Sunday, January 4, 2009

Just a Small Town Girl...



If my mother had her way, I would be spending the rest of my life in Aberdeen, less than a mile from my parents’ house and my childhood home, at least until they turned the farm over to me to “keep it in the family”. Sure, it was a beautiful home, comparable to something I’d want for my family in the future, but I’d already lived there. It would never feel like my home, but my parents’ still. And of course along with the house would come the farm; the cows, the early mornings, the feeling of being tied to one plot of land until I died or finally found someone crazy enough to think they could make a better profit off of it than I could. I didn’t want to feel without options, unable to leave at a moment’s notice. I wanted to travel the world, see more than my own backyard and the simple life my mother had led that I just knew was never going to be for me. To choose that would mean settling for something short of what I had seen so vividly in my mind since I was just young.

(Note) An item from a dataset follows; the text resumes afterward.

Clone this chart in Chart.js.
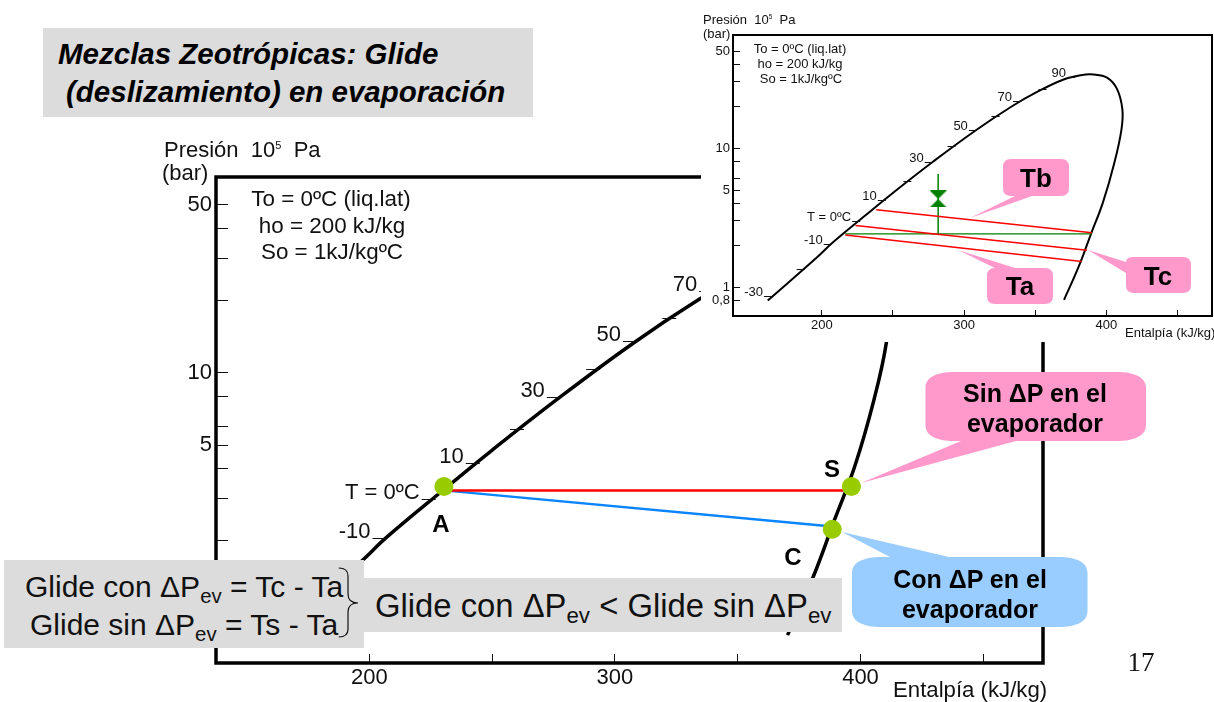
<!DOCTYPE html>
<html>
<head>
<meta charset="utf-8">
<script src="https://cdn.jsdelivr.net/npm/chart.js@4"></script>
<style>
  html, body { margin: 0; padding: 0; background: #fff; }
  body { width: 1214px; height: 702px; position: relative; overflow: hidden; font-family: "Liberation Sans", sans-serif; color: #111; }
  canvas { position: absolute; }
  .box { position: absolute; background: #dcdcdc; }
  .t { position: absolute; white-space: nowrap; transform: translate(-50%, -50%); }
  .l { position: absolute; white-space: nowrap; transform: translateY(-50%); }
  .b { font-weight: bold; color: #000; }
  sub { font-size: 68%; vertical-align: -0.28em; line-height: 0; }
  sup { font-size: 50%; vertical-align: 0.75em; line-height: 0; }
  svg { position: absolute; left: 0; top: 0; }
</style>
</head>
<body>
<canvas id="main" width="1214" height="702" style="left:0;top:0"></canvas>

<!-- text on the big diagram -->
<div class="l" style="left:164px;top:150px;font-size:22px">Presión&nbsp; 10<sup>5</sup>&nbsp; Pa</div>
<div class="l" style="left:162px;top:173px;font-size:22px">(bar)</div>
<div class="t" style="left:331px;top:199px;font-size:22.4px">To = 0ºC (liq.lat)</div>
<div class="t" style="left:332px;top:226px;font-size:22.4px">ho = 200 kJ/kg</div>
<div class="t" style="left:332px;top:252px;font-size:22.4px">So = 1kJ/kgºC</div>
<div class="l" style="left:893px;top:690px;font-size:22.2px">Entalpía (kJ/kg)</div>
<div class="t b" style="left:441px;top:524px;font-size:24px">A</div>
<div class="t b" style="left:832px;top:469px;font-size:24px">S</div>
<div class="t b" style="left:793px;top:557px;font-size:24px">C</div>
<div class="t" style="left:1141px;top:662px;font-size:27px;font-family:'Liberation Serif',serif">17</div>

<!-- grey boxes -->
<div class="box" style="left:43px;top:28px;width:490px;height:89px"></div>
<div class="l b" style="left:58px;top:54px;font-size:29.5px;font-style:italic">Mezclas Zeotrópicas: Glide</div>
<div class="l b" style="left:66px;top:92px;font-size:29.5px;font-style:italic">(deslizamiento) en evaporación</div>
<div class="box" style="left:363px;top:578px;width:479px;height:54px"></div>
<div class="box" style="left:4px;top:560px;width:360px;height:88px"></div>
<div class="l" style="left:25px;top:587px;font-size:30px">Glide con ΔP<sub>ev</sub> = Tc - Ta</div>
<div class="l" style="left:30px;top:625px;font-size:30px">Glide sin ΔP<sub>ev</sub> = Ts - Ta</div>
<div class="l" style="left:375px;top:606px;font-size:32.8px">Glide con ΔP<sub>ev</sub> &lt; Glide sin ΔP<sub>ev</sub></div>

<canvas id="inset" width="513" height="342" style="left:701px;top:0;background:#fff"></canvas>

<!-- text on the small diagram -->
<div class="l" style="left:703px;top:19px;font-size:13px">Presión&nbsp; 10<sup>5</sup>&nbsp; Pa</div>
<div class="l" style="left:703px;top:33px;font-size:13px">(bar)</div>
<div class="t" style="left:800px;top:48px;font-size:13px">To = 0ºC (liq.lat)</div>
<div class="t" style="left:800px;top:63px;font-size:13px">ho = 200 kJ/kg</div>
<div class="t" style="left:801px;top:78px;font-size:13px">So = 1kJ/kgºC</div>
<div class="l" style="left:1125px;top:332px;font-size:13px">Entalpía (kJ/kg)</div>

<!-- callouts and the brace -->
<svg width="1214" height="702">
  <path d="M338.7 568 Q348 568 348 576 L348 594 Q348 603 358 603 Q348 603 348 612 L348 629 Q348 637 338.7 637" fill="none" stroke="#111" stroke-width="1.2"/>
  <path d="M955 372 H1116 C1136 372 1146 378 1146 388 V425 C1146 435 1136 441 1116 441 H1016 L861 483 L961 441 H955 C935 441 925.5 435 925.5 425 V388 C925.5 378 935 372 955 372 Z" fill="#ff99cc"/>
  <path d="M882 557 H890 L842 532 L949 557 H1058 C1078 557 1087.5 563 1087.5 573 V611 C1087.5 621 1078 627 1058 627 H882 C862 627 852 621 852 611 V573 C852 563 862 557 882 557 Z" fill="#99ccff"/>
  <path d="M1011 159 H1061 Q1069 159 1069 167 V188 Q1069 196 1061 196 H1032 L970 218 L1015 196 H1011 Q1003 196 1003 188 V167 Q1003 159 1011 159 Z" fill="#ff99cc"/>
  <path d="M995 268 L958 250 L1015 268 H1045 Q1053 268 1053 276 V296 Q1053 304 1045 304 H995 Q987 304 987 296 V276 Q987 268 995 268 Z" fill="#ff99cc"/>
  <path d="M1134 257 H1183 Q1191 257 1191 265 V285 Q1191 293 1183 293 H1134 Q1126 293 1126 285 V273 L1088 250 L1126 262 Q1126 257 1134 257 Z" fill="#ff99cc"/>
</svg>
<div class="t b" style="left:1035px;top:393px;font-size:25px">Sin ΔP en el</div>
<div class="t b" style="left:1035px;top:423px;font-size:25px">evaporador</div>
<div class="t b" style="left:970px;top:579px;font-size:25px">Con ΔP en el</div>
<div class="t b" style="left:970px;top:609px;font-size:25px">evaporador</div>
<div class="t b" style="left:1036px;top:178px;font-size:26px">Tb</div>
<div class="t b" style="left:1020px;top:286px;font-size:26px">Ta</div>
<div class="t b" style="left:1158px;top:276px;font-size:26px">Tc</div>

<script>
// axes
const xTicks = [200, 250, 300, 350, 400, 450];
const xLabels = [200, 300, 400];
const yTicks = [50, 40, 30, 20, 10, 8, 6, 5, 4, 3, 2, 1, 0.8];
const yLabels = [50, 10, 5, 1];

// saturation dome
const domeH = [162, 196.7, 206.9, 230.3, 250.2, 277.9, 307.6, 334, 351, 370, 382, 391, 400.5, 407.5, 411.3, 410.6, 405.5, 397.6, 389.4, 380.8, 370.3];
const domeP = [0.8, 1.64, 2.06, 3.26, 4.78, 7.95, 13.3, 20.1, 25.3, 31.2, 33.5, 33.9, 32.2, 26.7, 19, 13.5, 7.73, 4.06, 2.44, 1.42, 0.81];

// isotherm marks on the liquid line
const isoLabels = ['-30', '', '-10', 'T = 0ºC', '10', '', '30', '', '50', '', '70', '', '90'];
const isoH = [165, 188, 207, 227, 245, 263, 278, 294, 309, 325, 340, 358, 378];
const isoP = [0.87, 1.36, 2.06, 2.97, 4.22, 5.85, 7.95, 10.4, 13.5, 16.9, 21.8, 26.5, 32.5];

// big diagram: evaporation with and without pressure drop
const redH = [230.4, 393];
const redP = [3.24, 3.24];
const blueH = [230.4, 388.5];
const blueP = [3.24, 2.29];
const stateH = [230.4, 396.3, 388.5];
const stateP = [3.36, 3.36, 2.23];

// small diagram: Tb, Tc, Ta lines and expansion valve
const tbH = [238.3, 389.9];
const tbP = [3.6, 2.46];
const tcH = [223.7, 386.4];
const tcP = [2.78, 1.84];
const taH = [216.5, 382.8];
const taP = [2.37, 1.53];
const flatH = [216.5, 389.9];
const flatP = [2.42, 2.42];
const valveH = [281.8, 281.8];
const valveP = [2.42, 6.53];
const bowH = [281.8];
const bowP = [4.31];

const pts = (xs, ys) => xs.map((x, i) => ({ x: x, y: ys[i] }));
const line = (xs, ys, color, width, tension) => ({
  data: pts(xs, ys), showLine: true, borderColor: color, borderWidth: width,
  pointRadius: 0, tension: tension || 0,
});

// frame round the plot
const framePlugin = {
  id: 'frame',
  afterDraw(chart, args, opts) {
    const a = chart.chartArea, c = chart.ctx;
    c.save();
    c.strokeStyle = '#000';
    c.lineWidth = opts.width;
    c.strokeRect(a.left, a.top, a.right - a.left, a.bottom - a.top);
    c.restore();
  },
};

// small tick and label for each isotherm
const isoPlugin = {
  id: 'iso',
  afterDatasetsDraw(chart, args, opts) {
    const c = chart.ctx;
    c.save();
    c.strokeStyle = '#111';
    c.fillStyle = '#111';
    c.lineWidth = 1;
    c.font = opts.font;
    c.textAlign = 'right';
    c.textBaseline = 'middle';
    isoH.forEach((h, i) => {
      const x = chart.scales.x.getPixelForValue(h);
      const y = Math.round(chart.scales.y.getPixelForValue(isoP[i])) + 0.5;
      c.beginPath();
      c.moveTo(x - opts.len, y);
      c.lineTo(x, y);
      c.stroke();
      c.fillText(isoLabels[i], x - opts.len - opts.gap, y + opts.dy);
    });
    c.restore();
  },
};

// keep the plot box where the margins put it, whatever the labels measure
const noPad = s => {
  s.paddingTop = s.paddingBottom = s.paddingLeft = s.paddingRight = 0;
};

function makeChart(id, datasets, o) {
  return new Chart(document.getElementById(id), {
    type: 'scatter',
    data: { datasets: datasets },
    plugins: [framePlugin, isoPlugin],
    options: {
      responsive: false,
      animation: false,
      layout: { autoPadding: false, padding: { top: o.top, right: o.right, left: 0, bottom: 0 } },
      plugins: {
        legend: { display: false },
        tooltip: { enabled: false },
        frame: { width: o.frame },
        iso: o.iso,
      },
      scales: {
        x: {
          type: 'linear',
          min: 137.6,
          max: 474.3,
          afterBuildTicks: s => { s.ticks = xTicks.map(v => ({ value: v })); },
          afterFit: s => { s.height = o.bottom; noPad(s); },
          border: { display: false },
          grid: { drawOnChartArea: false, tickLength: -o.xTick, tickColor: '#111' },
          ticks: {
            autoSkip: false, maxRotation: 0, padding: o.xTick + o.xPad, color: '#111',
            font: { family: 'Liberation Sans', size: o.size },
            callback: v => (xLabels.includes(v) ? String(v) : ''),
          },
        },
        y: {
          type: 'logarithmic',
          // the default 'ticks' bounds would round min down to 0.6
          bounds: 'data',
          min: 0.62,
          max: 65.2,
          afterBuildTicks: s => { s.ticks = yTicks.map(v => ({ value: v })); },
          afterFit: s => { s.width = o.left; noPad(s); },
          border: { display: false },
          grid: { drawOnChartArea: false, tickLength: -o.yTick, tickColor: '#111' },
          ticks: {
            autoSkip: false, padding: o.yTick + o.yPad, color: '#111',
            font: { family: 'Liberation Sans', size: o.size },
            callback: v => (v === 0.8 ? '0,8' : yLabels.includes(v) ? String(v) : ''),
          },
        },
      },
    },
  });
}

// big diagram
makeChart('main', [
  { data: pts(stateH, stateP), backgroundColor: '#99cc00', pointRadius: 9.5, pointBorderWidth: 0 },
  line(redH, redP, '#ff0000', 2.5),
  line(blueH, blueP, '#0a84ff', 2.5),
  line(domeH, domeP, '#000', 3.5, 0.4),
], {
  left: 216, top: 177, right: 171, bottom: 39,
  frame: 3.5, size: 22, xTick: 9, yTick: 12, xPad: 2, yPad: 4,
  iso: { len: 14, gap: 2, dy: -7, font: '22px "Liberation Sans"' },
});

// valve symbol for the small diagram
const bow = document.createElement('canvas');
bow.width = 17;
bow.height = 17;
const bc = bow.getContext('2d');
bc.fillStyle = '#008000';
bc.beginPath();
bc.moveTo(0, 0); bc.lineTo(17, 0); bc.lineTo(0, 17); bc.lineTo(17, 17);
bc.closePath();
bc.fill();

// small diagram
makeChart('inset', [
  { data: pts(bowH, bowP), pointStyle: bow },
  line(tbH, tbP, '#ff0000', 1.5),
  line(tcH, tcP, '#ff0000', 1.5),
  line(taH, taP, '#ff0000', 1.5),
  line(flatH, flatP, '#008000', 1.2),
  line(valveH, valveP, '#008000', 1.5),
  line(domeH, domeP, '#000', 2, 0.4),
], {
  left: 32, top: 35, right: 2, bottom: 26,
  frame: 2, size: 13, xTick: 6, yTick: 7, xPad: 2, yPad: 3,
  iso: { len: 8, gap: 1, dy: -4, font: '13px "Liberation Sans"' },
});
</script>
</body>
</html>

Parents always say when we’re little kids, that we can be what we want to be, do what we want to do when we grow older, but as soon as you make up your mind and have discovered your passion in life, suddenly they happen to change their minds. Whatever you believe to be your path in life is suddenly not safe enough, not as promising, not as respectable as they pictured for you. Every parent wants their kid to gain aspirations of becoming some great surgeon or a money making lawyer, but did they ever think that perhaps a prosperous career doesn’t always make a person happy? Parents want their kids to be happy until they come home claiming they’re going to be an artist painting portraits on the streets of Paris, the author of the next bestselling novel, or…a rodeo clown or something. Suddenly happiness just in not in the cards. She never flat out told me what kind of career she wanted me have, but the assumption that I’d remain for the rest of my life in a town with nothing to offer would limit that to something along the lines of breaking up drunken-man fights tending bar or price checking cat food at the general store…both of which would probably cause me to shoot myself before the end of my first week.
The most irksome of all was the way she had had my wedding planned ever since my playdates with Finn when I was four years old. Her constant little comments whenever she’d see the two of us together, and her weaseling little ways to try her darnedest to make things happen for the two of us; requesting he accompany me to run her errands on random Saturday afternoons or inviting him over for Sunday lunches. She never realized that it was never going to be that simple. Just because our neighbors happened to have “a decent young man” as a son, that did not necessarily make this girl next door his obvious soul mate, as convenient that may have seemed for everyone. This wasn’t the seventeen hundreds; arranged marriages were never going to be in-vogue.
I know that she was only looking out for me. Staying in town was the safe thing to do, the one thing that wouldn’t get my spirits snapped to pieces. There was little rejection to be had in Aberdeen unlike Boston, a "big city" and therefore something with the ability to chew you up and spit you out. She didn’t want me to get hurt, in any context of the word. Staying in Aberdeen meant staying under the watchful eyes of momma O‘Malley. Staying in Aberdeen meant that my stupid dreams, although unfulfilled, still remained intact. But since when did she assume me so fragile of a thing? One little cough and I wouldn’t crack a rib. I was not her little girl anymore, no matter how much she wished that to be the truth.